Supersonic Air Force One? Exosonic Awarded Contract to Develop Low-Boom Aircraft

California start-up Exosonic has been awarded a development contract by the U.S. Air Force’s Presidential and Executive Airlift Directorate (PE) to develop their low-boom supersonic aircraft concept with a view to potentially using it as a future Air Force One.

The company is already developing a design that will feature boom softening techniques, allowing passengers to travel overland and overwater at supersonic speeds to roughly reduce their cruise times in half compared to existing aircraft. Exosonic’s current project plans to develop a 70-seat passenger aircraft capable of cruising at Mach 1.8 with a projected range of 5,000 nautical miles.

Exosonic’s current concept upon which the design work will be based (Exosonic)

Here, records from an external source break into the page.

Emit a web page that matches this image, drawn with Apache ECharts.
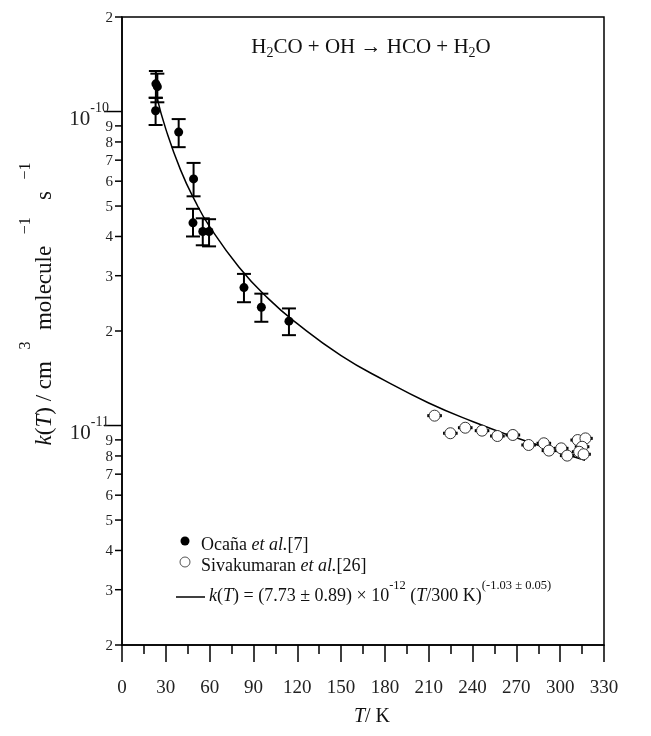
<!DOCTYPE html>
<html>
<head>
<meta charset="utf-8">
<script src="https://cdn.jsdelivr.net/npm/echarts@6/dist/echarts.min.js"></script>
<style>
html, body { margin: 0; padding: 0; background: #fff; }
#main { width: 651px; height: 736px; }
</style>
</head>
<body>
<div id="main"></div>
<script>
var FONT = '"Liberation Serif", "Times New Roman", serif';

// Ocaña et al. [7] : T / K, k, lower and upper end of the error bar
var ocanaT    = [23.2, 24.2, 23.0, 38.8, 49.0, 48.6, 55.3, 59.6, 83.5, 95.4, 114.3];
var ocanaK    = [1.225e-10, 1.20e-10, 1.006e-10, 8.6e-11, 6.1e-11, 4.42e-11, 4.15e-11, 4.15e-11, 2.75e-11, 2.38e-11, 2.15e-11];
var ocanaLow  = [1.105e-10, 1.07e-10, 9.06e-11, 7.7e-11, 5.37e-11, 4.0e-11, 3.75e-11, 3.72e-11, 2.47e-11, 2.14e-11, 1.94e-11];
var ocanaHigh = [1.346e-10, 1.32e-10, 1.107e-10, 9.46e-11, 6.86e-11, 4.9e-11, 4.57e-11, 4.54e-11, 3.04e-11, 2.63e-11, 2.36e-11];

// Sivakumaran et al. [26]
var sivaT = [214, 224.8, 235, 246.5, 257, 267.6, 278.4, 288.8, 292.3, 300.7, 304.8, 312, 317.3, 315, 313, 316];
var sivaK = [1.075e-11, 9.45e-12, 9.84e-12, 9.63e-12, 9.26e-12, 9.33e-12, 8.67e-12, 8.78e-12, 8.32e-12, 8.46e-12, 8.02e-12, 8.99e-12, 9.1e-12, 8.56e-12, 8.25e-12, 8.1e-12];
var sivaErrT = 5;

// fitted curve
var fitT = [24, 30, 40, 50, 60, 80, 100, 120, 150, 180, 210, 240, 270, 300, 317];
var fitK = [1.105e-10, 8.79e-11, 6.53e-11, 5.19e-11, 4.30e-11, 3.20e-11, 2.54e-11, 2.11e-11, 1.67e-11, 1.39e-11, 1.18e-11, 1.03e-11, 9.14e-12, 8.2e-12, 7.75e-12];

// y tick marks (log axis)
var yTickVals = [2e-12, 3e-12, 4e-12, 5e-12, 6e-12, 7e-12, 8e-12, 9e-12, 1e-11,
                 2e-11, 3e-11, 4e-11, 5e-11, 6e-11, 7e-11, 8e-11, 9e-11, 1e-10, 2e-10];
var yTickText = ['2', '3', '4', '5', '6', '7', '8', '9', '-11',
                 '2', '3', '4', '5', '6', '7', '8', '9', '-10', '2'];
var yTickMajor = [0, 0, 0, 0, 0, 0, 0, 0, 1, 0, 0, 0, 0, 0, 0, 0, 0, 1, 0];

var chart = echarts.init(document.getElementById('main'));

function pairs(a, b) {
    return a.map(function (v, i) { return [v, b[i]]; });
}

// vertical error bars with caps
function renderOcanaBar(params, api) {
    var t = api.value(0);
    var lo = api.coord([t, api.value(1)]);
    var hi = api.coord([t, api.value(2)]);
    var w = 7;
    var st = { stroke: '#000', lineWidth: 2 };
    return {
        type: 'group',
        children: [
            { type: 'line', shape: { x1: lo[0], y1: lo[1], x2: hi[0], y2: hi[1] }, style: st },
            { type: 'line', shape: { x1: lo[0] - w, y1: lo[1], x2: lo[0] + w, y2: lo[1] }, style: st },
            { type: 'line', shape: { x1: hi[0] - w, y1: hi[1], x2: hi[0] + w, y2: hi[1] }, style: st }
        ]
    };
}

// small horizontal error bars
function renderSivaBar(params, api) {
    var t = api.value(0), k = api.value(1);
    var a = api.coord([t - sivaErrT, k]);
    var b = api.coord([t + sivaErrT, k]);
    return {
        type: 'line',
        shape: { x1: a[0], y1: a[1], x2: b[0], y2: b[1] },
        style: { stroke: '#000', lineWidth: 3 }
    };
}

// log axis ticks 2..9 with labels
function renderYTick(params, api) {
    var i = params.dataIndex;
    var p = api.coord([0, yTickVals[i]]);
    var major = yTickMajor[i];
    var len = major ? 18 : 7;
    var children = [
        { type: 'line', shape: { x1: p[0] - len, y1: p[1], x2: p[0], y2: p[1] },
          style: { stroke: '#000', lineWidth: 1.5 } }
    ];
    if (major) {
        children.push({
            type: 'text', x: p[0] - 13, y: p[1] + 18,
            style: {
                text: '{b|10}{s|' + yTickText[i] + '}',
                align: 'right', verticalAlign: 'bottom',
                rich: {
                    b: { fontFamily: FONT, fontSize: 21, fill: '#222', verticalAlign: 'bottom', lineHeight: 28 },
                    s: { fontFamily: FONT, fontSize: 14, fill: '#222', verticalAlign: 'top', lineHeight: 28 }
                }
            }
        });
    } else {
        children.push({
            type: 'text', x: p[0] - 9, y: p[1] + 1,
            style: { text: yTickText[i], fontFamily: FONT, fontSize: 15, fill: '#222',
                     align: 'right', verticalAlign: 'middle' }
        });
    }
    return { type: 'group', children: children };
}

var nrm = { fontFamily: FONT, fontSize: 18, fill: '#111', verticalAlign: 'bottom', lineHeight: 26 };
var itl = { fontFamily: FONT, fontSize: 18, fill: '#111', fontStyle: 'italic', verticalAlign: 'bottom', lineHeight: 26 };
var sup = { fontFamily: FONT, fontSize: 12.5, fill: '#111', verticalAlign: 'top', lineHeight: 26 };

var option = {
    animation: false,
    backgroundColor: '#fff',
    grid: { left: 122, right: 47, top: 17, bottom: 91, show: true, borderColor: '#000', borderWidth: 1.5 },
    xAxis: {
        type: 'value', min: 0, max: 330, interval: 30,
        axisLine: { lineStyle: { color: '#000', width: 1.5 } },
        axisTick: { length: 17, lineStyle: { color: '#000', width: 1.5 } },
        minorTick: { show: true, splitNumber: 2, length: 9, lineStyle: { color: '#000', width: 1.5 } },
        splitLine: { show: false },
        axisLabel: { margin: 34, fontFamily: FONT, fontSize: 19, color: '#222' }
    },
    yAxis: {
        type: 'log', logBase: 10, min: 2e-12, max: 2e-10,
        axisLine: { show: true, lineStyle: { color: '#000', width: 1.5 } },
        axisTick: { show: false },
        axisLabel: { show: false },
        splitLine: { show: false }
    },
    graphic: [
        { type: 'text', x: 371, y: 47,
          style: { text: '{n|H}{s|2}{n|CO + OH \u2192 HCO + H}{s|2}{n|O}', align: 'center', verticalAlign: 'middle',
                   rich: {
                       n: { fontFamily: FONT, fontSize: 21, fill: '#111', verticalAlign: 'middle', lineHeight: 26 },
                       s: { fontFamily: FONT, fontSize: 14, fill: '#111', verticalAlign: 'bottom', lineHeight: 26 }
                   } } },
        { type: 'text', x: 37, y: 304, rotation: Math.PI / 2,
          style: { text: '{i|k}{n|(}{i|T}{n|) / cm  }{s|3}{n|  molecule  }{s|\u22121}{n|   s  }{s|\u22121}',
                   align: 'center', verticalAlign: 'middle',
                   rich: {
                       n: { fontFamily: FONT, fontSize: 23, fill: '#111', verticalAlign: 'bottom', lineHeight: 38 },
                       i: { fontFamily: FONT, fontSize: 23, fill: '#111', fontStyle: 'italic', verticalAlign: 'bottom', lineHeight: 38 },
                       s: { fontFamily: FONT, fontSize: 16, fill: '#111', verticalAlign: 'top', lineHeight: 38 }
                   } } },
        { type: 'text', x: 372, y: 717,
          style: { text: '{i|T}{n|/ K}', align: 'center', verticalAlign: 'middle',
                   rich: {
                       n: { fontFamily: FONT, fontSize: 20, fill: '#111' },
                       i: { fontFamily: FONT, fontSize: 20, fill: '#111', fontStyle: 'italic' }
                   } } },
        // legend
        { type: 'circle', shape: { cx: 185, cy: 541, r: 4.5 }, style: { fill: '#000' } },
        { type: 'text', x: 201, y: 541,
          style: { text: '{n|Oca\u00f1a }{i|et al.}{n|[7]}', verticalAlign: 'middle', rich: { n: nrm, i: itl } } },
        { type: 'circle', shape: { cx: 185, cy: 562, r: 5 }, style: { fill: '#fff', stroke: '#555', lineWidth: 1 } },
        { type: 'text', x: 201, y: 562,
          style: { text: '{n|Sivakumaran }{i|et al.}{n|[26]}', verticalAlign: 'middle', rich: { n: nrm, i: itl } } },
        { type: 'line', shape: { x1: 176, y1: 597, x2: 205, y2: 597 }, style: { stroke: '#000', lineWidth: 1.5 } },
        { type: 'text', x: 209, y: 592,
          style: { text: '{i|k}{n|(}{i|T}{n|) = (7.73 \u00b1 0.89) \u00d7 10}{s|-12}{n| (}{i|T}{n|/300 K)}{s|(-1.03 \u00b1 0.05)}',
                   verticalAlign: 'middle', rich: { n: nrm, i: itl, s: sup } } }
    ],
    series: [
        {
            type: 'custom', renderItem: renderYTick, clip: false, silent: true,
            data: yTickVals.map(function (v) { return [0, v]; }), z: 5
        },
        {
            type: 'line', data: pairs(fitT, fitK), smooth: true, showSymbol: false,
            lineStyle: { color: '#000', width: 1.5 }, z: 2
        },
        {
            type: 'custom', renderItem: renderOcanaBar,
            data: ocanaT.map(function (t, i) { return [t, ocanaLow[i], ocanaHigh[i]]; }), z: 3
        },
        {
            type: 'scatter', data: pairs(ocanaT, ocanaK), symbolSize: 9,
            itemStyle: { color: '#000', opacity: 1 }, z: 4
        },
        {
            type: 'custom', renderItem: renderSivaBar,
            data: pairs(sivaT, sivaK), z: 3
        },
        {
            type: 'scatter', data: pairs(sivaT, sivaK), symbolSize: 11,
            itemStyle: { color: '#fff', borderColor: '#333', borderWidth: 1, opacity: 1 }, z: 4
        }
    ]
};

chart.setOption(option);
</script>
</body>
</html>
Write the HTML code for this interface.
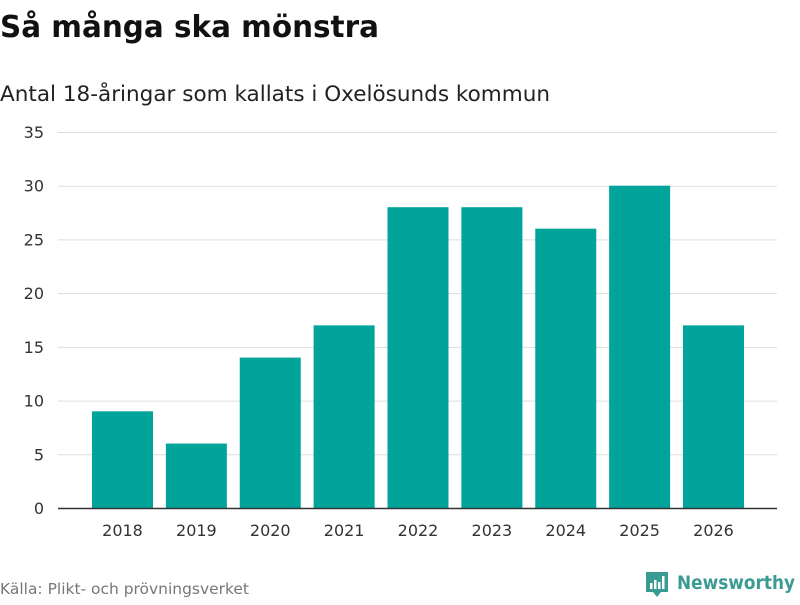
<!DOCTYPE html>
<html><head><meta charset="utf-8"><style>
body{margin:0;background:#fff;font-family:"Liberation Sans","DejaVu Sans",sans-serif;}
svg text{font-family:"DejaVu Sans","Liberation Sans",sans-serif;}
</style></head><body>
<svg id="chart" width="800" height="600" xmlns="http://www.w3.org/2000/svg">
<text x="0" y="37" font-size="30" font-weight="bold" fill="#111" textLength="379" lengthAdjust="spacingAndGlyphs">Så många ska mönstra</text>
<text x="0" y="101" font-size="21.5" fill="#222" textLength="550" lengthAdjust="spacingAndGlyphs">Antal 18-åringar som kallats i Oxelösunds kommun</text>
<g id="grid"></g><g id="bars"></g><g id="xlabels"></g>
<line x1="58" x2="777" y1="508.5" y2="508.5" stroke="#333" stroke-width="1.5"/>
<text x="0" y="594" font-size="15.5" fill="#777" textLength="249" lengthAdjust="spacingAndGlyphs">Källa: Plikt- och prövningsverket</text>
<g>
<path d="M646 572 h22 v20 h-7 l-4 5 l-4 -5 h-7 z" fill="#3a9b93"/>
<rect x="650" y="583" width="2.5" height="6" fill="#fff"/><rect x="654" y="580" width="2.5" height="9" fill="#fff"/><rect x="658" y="582" width="2.5" height="7" fill="#fff"/><rect x="662" y="576" width="2.5" height="13" fill="#fff"/>
<text x="677" y="589" font-size="19" font-weight="bold" fill="#3a9b93" textLength="118" lengthAdjust="spacingAndGlyphs">Newsworthy</text>
</g>
</svg>
<script>
const categories=["2018","2019","2020","2021","2022","2023","2024","2025","2026"];
const values=[9,6,14,17,28,28,26,30,17];
const yTicks=[0,5,10,15,20,25,30,35];
const NS="http://www.w3.org/2000/svg";
const y=v=>508-v*(376/35);
const x=i=>122.5+i*73.875;
const g=document.getElementById('grid'),b=document.getElementById('bars'),xl=document.getElementById('xlabels');
yTicks.forEach(t=>{
 if(t>0){const l=document.createElementNS(NS,'line');
 l.setAttribute('x1',58);l.setAttribute('x2',777);l.setAttribute('y1',y(t)+0.5);l.setAttribute('y2',y(t)+0.5);
 l.setAttribute('stroke','#ddd');
 
 
 g.appendChild(l);}
 const tx=document.createElementNS(NS,'text');
 tx.setAttribute('x',44);tx.setAttribute('y',y(t)+6);tx.setAttribute('text-anchor','end');tx.setAttribute('font-size','16');tx.setAttribute('fill','#333');
 tx.textContent=t;
 
 
 g.appendChild(tx);
});
categories.forEach((c,i)=>{
 const r=document.createElementNS(NS,'rect');
 r.setAttribute('x',x(i)-30.5);r.setAttribute('width',61);r.setAttribute('y',y(values[i]));r.setAttribute('height',508-y(values[i]));
 r.setAttribute('fill','#00a49a');
 
 
 b.appendChild(r);
 const t=document.createElementNS(NS,'text');
 t.setAttribute('x',x(i));t.setAttribute('y',536);t.setAttribute('text-anchor','middle');t.setAttribute('font-size','16');t.setAttribute('fill','#333');
 t.textContent=c;
 
 
 xl.appendChild(t);
});
</script>
</body></html>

The contract, sponsored by the Air Force Research Lab, will support Exosonic’s efforts to develop and modify this commercial supersonic airliner to serve as an executive transport vehicle. These modifications will include reconfiguring the aircraft cabin to include the required accommodations, communications equipment and security measures that would allow the President and their guests to work and rest onboard the aircraft.

In response to Exosonic’s award, Brig. Gen. Britton, Program Executive Officer of PE stated:

“The Presidential and Executive Airlift Directorate is extremely excited to team with Exosonic on our quest to transform the future of executive airlift.  As always, we are proud to be leading the charge to deliver cutting-edge technology to the world.  Transporting key decision makers and teams around the world in half the time can be the difference between success and failure.  Exosonic is a key player in getting us there.  By teaming with industry, we are proving the United States Air Force can deliver technology leaps while maximizing return on taxpayer investment.”

The X-59 (Lockheed Martin)

Though a new company, Exosonic brings a mass of talent into the field. Many of its engineers have decades of experience working on cutting-edge military aircraft including, perhaps most crucially, NASA’s X-59. This research project is exploring the aerodynamics and technologies required to make low-boom supersonic flight a reality.

It is noteworthy that the Air Force Research Lab has taken interest in the project. The U.S. Air Force’s Presidential and Executive Airlift Directorate’s interest in supersonic flight makes sense as the benefits of faster aircraft, shorter flight times and more efficient travel would be extremely advantageous for future US Presidents and their staff.